日本企業において、エンパワーメントを導入していることで有名なのが、星野リゾートです。社長の星野佳路氏は、父親から経営を引き継いだ直後、退職者が相次ぎ、サービスの品質が低下していたことに危機感を抱いたことから、会社の構造改革に踏み切りました。その際、従来のトップダウン経営に代わって取り入れたのがエンパワーメント型の経営手法でした。「リゾート運営の達人になる」というビジョンを掲げつつ、本部から各施設へ権限を大幅に移譲。接客の最前線に立つ現場のスタッフが自ら考え行動できるようにしました。スタッフの判断材料となるよう、あらゆる経営情報の共有も進め、さらには、仕事の目的や目標を明確にするなど、心理面への働きかけも行っています。
こうしたフラットでオープンな環境づくりにより、スタッフが自由に意見を出し合い、ホテルのサービスや運営において創意工夫が生まれるようになったといいます。退職率も低下し、顧客満足度は右肩上がりに上昇していきました。長野県・軽井沢のローカル企業だった星野リゾートが日本屈指のブランドを誇る企業へ成長したことは、皆さんご承知の通りです。また、グローバル化を念頭に、2016年には経営ビジョンを刷新。「ホスピタリティ・イノベーター」を掲げ、世界で通用するホテル運営会社をめざしています。

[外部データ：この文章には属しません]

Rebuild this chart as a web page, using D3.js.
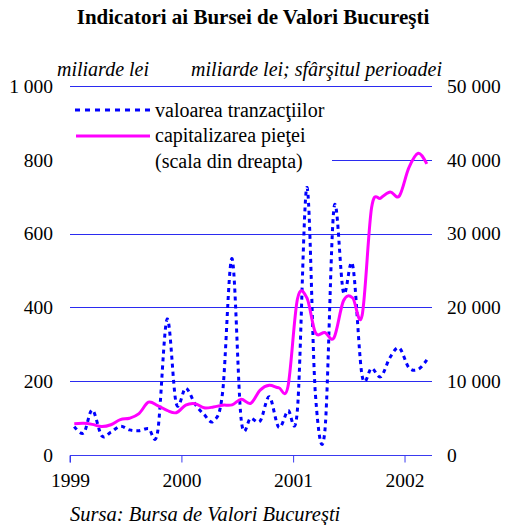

星野リゾートにおいて、上下関係はエンパワーメントを阻害する要素とみなされ、徹底的に排除されています。マネジメント職は存在しますが、あくまでも「一人ひとりがやる気と責任を自覚しながら働ける仕事場をつくる」役割を担っているにすぎず、 社内に"偉い人"はいないという考え方が貫かれています。そうした考え方を体現しているのが星野リゾートのオフィスです。銀座にある本社オフィスには、社長室がありません。"偉い人"をつくらないようにと導入したフリーアドレス制の執務スペースで、星野氏も社員たちと一緒にデスクに向かっています。
星野リゾートに限らず、従来は社長室や役職者の座席になっていたような眺望の良い場所を、コミュニケーションスペースなどの誰もが使える空間として解放する例は増えており、オフィスの見直しを通じたエンパワーメントの取り組みは日本企業でも多く見られるようになっています。企業が大切にする価値観や文化を社内に共有する上で、百の言葉で説明を尽くすよりも、そうしたオフィス環境の工夫を一つ行うほうが、何倍も説得力のあるメッセージになるのではないでしょうか。
上下関係に厳しく、また、失敗を恐れがちな日本の社会において、権限移譲を進め、フラットでオープンな組織づくりを実現することは、かなりの困難が伴うといわれています。エンパワーメントの発想に基づき、会社の構造改革や風土改革に取り組む際は、制度だけでなく、オフィスについても見直して、社内の意識を変えていくことが大切といえそうです。
当社でも、今年の夏に実施した「渋谷ソラスタ」への本社移転に合わせ、組織の風土改革と新しいオフィスづくりに、セットで取り組んできました。
不思議なもので、部署ごとのフリーアドレス制や業務に応じて選択できる多彩なワークプレイスなどを取り入れた開放的な新オフィスにいるだけで、"変化の風"をひしひしと感じ、背筋がピンと伸びます。環境の影響って、本当に大きいですね。何十年に一度かもしれない、会社の大きな変革期に立ち会うことができたこの経験を活かさない手はありません。
働き方やオフィスのあり方について、これまで以上に新しい視点で発信していきたいと、思いを新たにしているところです。